Design and fabrication of frequency selective surface-based heating elements for radome applications using particle alignment technology

Abstract

This paper presents a novel frequency selective surface (FSS) with embedded heating elements for radome applications, addressing the critical challenge of maintaining electromagnetic performance while providing effective de-icing capabilities. The proposed structure uniquely separates heating elements from radio wave transmission components, enabling independent control of thermal and electromagnetic characteristics. A bottom-up fabrication approach utilizing particle alignment technology was developed, achieving precise control of heating wire dimensions with minimum line widths of 1 µm and surface roughness below Rz 0.3 µm.
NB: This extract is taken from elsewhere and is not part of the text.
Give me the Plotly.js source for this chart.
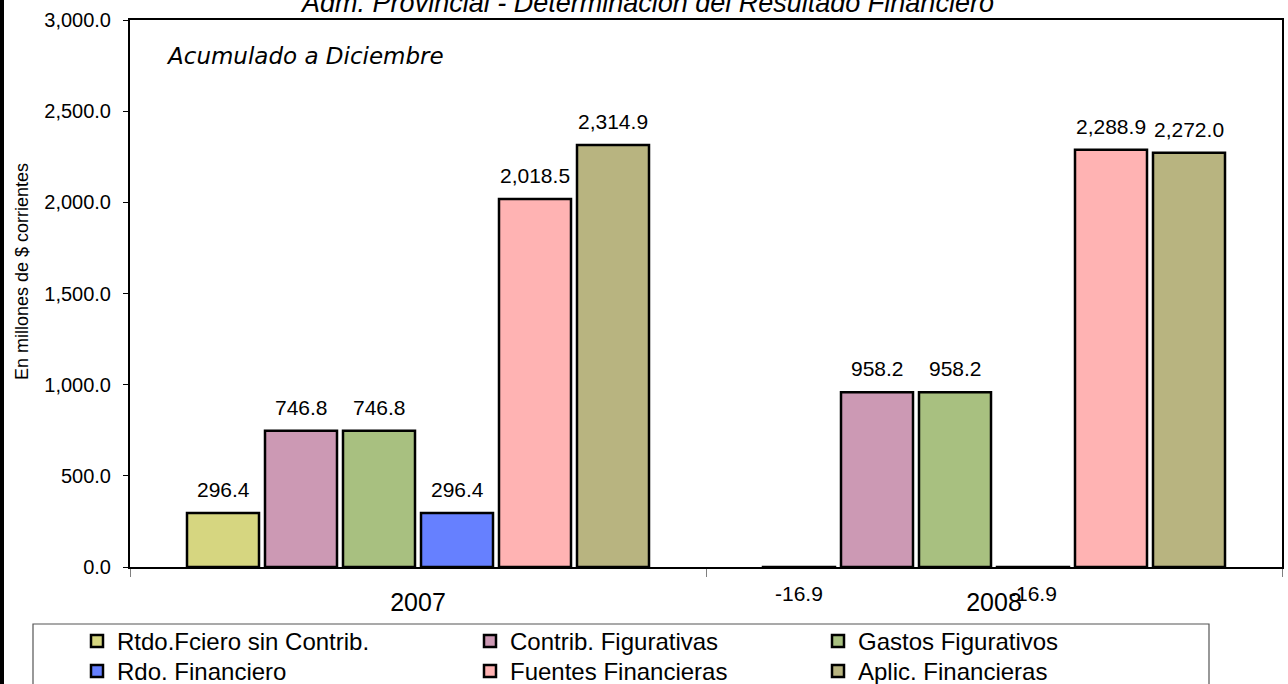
<!DOCTYPE html>
<html><head><meta charset="utf-8">
<script src="https://cdn.plot.ly/plotly-3.0.1.min.js"></script>
<style>html,body{margin:0;padding:0;background:#fff}#chart{width:1288px;height:684px}</style>
</head><body><div id="chart"></div>
<script>
const categories = ['2007', '2008'];
const seriesNames = ['Rtdo.Fciero sin Contrib.', 'Contrib. Figurativas', 'Gastos Figurativos', 'Rdo. Financiero', 'Fuentes Financieras', 'Aplic. Financieras'];
const rtdoSinContrib = [296.4, -16.9];
const contribFigurativas = [746.8, 958.2];
const gastosFigurativos = [746.8, 958.2];
const rdoFinanciero = [296.4, -16.9];
const fuentesFinancieras = [2018.5, 2288.9];
const aplicFinancieras = [2314.9, 2272.0];
const seriesValues = [rtdoSinContrib, contribFigurativas, gastosFigurativos, rdoFinanciero, fuentesFinancieras, aplicFinancieras];
const colors = ['#D6D680', '#CC99B4', '#A8C080', '#6680FF', '#FFB3B3', '#B8B480'];
const legendIds = ['legend', 'legend2', 'legend3', 'legend4', 'legend5', 'legend6'];

const fmt = v => v.toLocaleString('en-US', {minimumFractionDigits: 1, maximumFractionDigits: 1});
const ARIAL = 'Arial, "Liberation Sans", sans-serif';

const traces = seriesNames.map((name, i) => ({
  type: 'bar',
  name: name,
  x: categories,
  y: seriesValues[i],
  marker: {color: colors[i], line: {color: '#000', width: 2.5}},
  legend: legendIds[i],
  showlegend: true,
  hoverinfo: 'skip'
}));

const W = 1152, H = 547, L = 130, T = 20;
const px = v => (v - L) / W;
const py = v => (T + H - v) / H;

const legendFont = {family: ARIAL, size: 24, color: '#000'};
const colX = [77, 470, 818];
const rowY = [619, 649];
function leg(col, row) {
  return {x: px(colX[col]), y: py(rowY[row]), xanchor: 'left', yanchor: 'top', visible: true,
    bgcolor: 'rgba(0,0,0,0)', borderwidth: 0, font: legendFont, orientation: 'v'};
}

const layout = {
  width: 1288, height: 684,
  showlegend: true,
  margin: {l: L, r: 6, t: T, b: 117, autoexpand: false},
  paper_bgcolor: '#fff', plot_bgcolor: '#fff',
  barmode: 'group', bargap: 0.1875, bargroupgap: 0.077,
  title: {text: 'Adm. Provincial - Determinación del Resultado Financiero',
    font: {family: ARIAL, size: 27, style: 'italic', color: '#000'},
    x: px(648), xref: 'paper', xanchor: 'center', y: 1 - 3 / 684, yref: 'container', yanchor: 'middle'},
  font: {family: ARIAL, color: '#000'},
  xaxis: {type: 'category', showline: true, linecolor: '#000', linewidth: 2, mirror: true,
    ticks: 'outside', tickson: 'boundaries', ticklen: 8, tickcolor: '#808080', tickwidth: 1,
    tickfont: {size: 25, color: '#000'}, ticklabelstandoff: 12, showgrid: false, zeroline: false},
  yaxis: {range: [0, 3000], dtick: 500, tickformat: ',.1f', showline: true, linecolor: '#000', linewidth: 2, mirror: true,
    ticks: 'outside', ticklen: 5, tickcolor: '#000', tickwidth: 1, tickfont: {size: 20, color: '#000'},
    ticklabelstandoff: 8, showgrid: false, zeroline: false},
  legend: leg(0, 0), legend2: leg(1, 0), legend3: leg(2, 0),
  legend4: leg(0, 1), legend5: leg(1, 1), legend6: leg(2, 1),
  shapes: [
    {type: 'rect', xref: 'paper', yref: 'paper', x0: px(33), x1: px(1209), y0: py(624), y1: py(700),
      line: {color: '#555', width: 1.2}, fillcolor: 'rgba(0,0,0,0)'},
    {type: 'rect', xref: 'paper', yref: 'paper', x0: px(-5), x1: px(4), y0: py(-5), y1: py(700),
      line: {width: 0}, fillcolor: '#000'}
  ],
  annotations: [
    {text: 'Acumulado a Diciembre', xref: 'paper', yref: 'paper', x: px(164), y: py(56), xanchor: 'left', yanchor: 'middle',
      showarrow: false, font: {family: '"DejaVu Sans", sans-serif', size: 23, style: 'italic', color: '#000'}},
    {text: 'En millones de $ corrientes', xref: 'paper', yref: 'paper', x: px(22), y: py(272), textangle: -90,
      xanchor: 'center', yanchor: 'middle', showarrow: false, font: {family: ARIAL, size: 18, color: '#000'}}
  ]
};

const gd = document.getElementById('chart');
Plotly.newPlot(gd, traces, layout, {staticPlot: true}).then(() => {
  const xa = gd._fullLayout.xaxis, ya = gd._fullLayout.yaxis;
  const anns = layout.annotations.slice();
  gd.calcdata.forEach((cdTrace, i) => {
    cdTrace.forEach((cd, j) => {
      const v = seriesValues[i][j];
      anns.push({
        text: fmt(v), showarrow: false, xref: 'paper', yref: 'paper',
        x: xa.c2p(cd.x) / xa._length, y: 1 - ya.c2p(v) / ya._length,
        xanchor: 'center', yanchor: v >= 0 ? 'bottom' : 'top', yshift: v >= 0 ? 10 : -10,
        font: {family: ARIAL, size: 21, color: '#000'}
      });
    });
  });
  return Plotly.relayout(gd, {annotations: anns});
});
</script>
</body></html>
The fabricated FSS demonstrated excellent transmission characteristics at 32 GHz with −0.298 dB (93.4%) for TE polarization and −0.283 dB (93.7%) for TM polarization, maintaining broad −1 dB transmission bandwidths. Thermal performance tests showed temperature increases exceeding 50 °C within 3 minutes under 12 VDC bias, while mechanical reliability tests confirmed durability through 5000 bending cycles at various curvature radii. The structure’s equivalent circuit model was developed and validated, explaining the polarization-dependent characteristics. This approach effectively resolves the traditional trade-off between heating and electromagnetic performance, offering a promising solution for high-performance radome applications requiring both thermal management and radio wave transmission capabilities.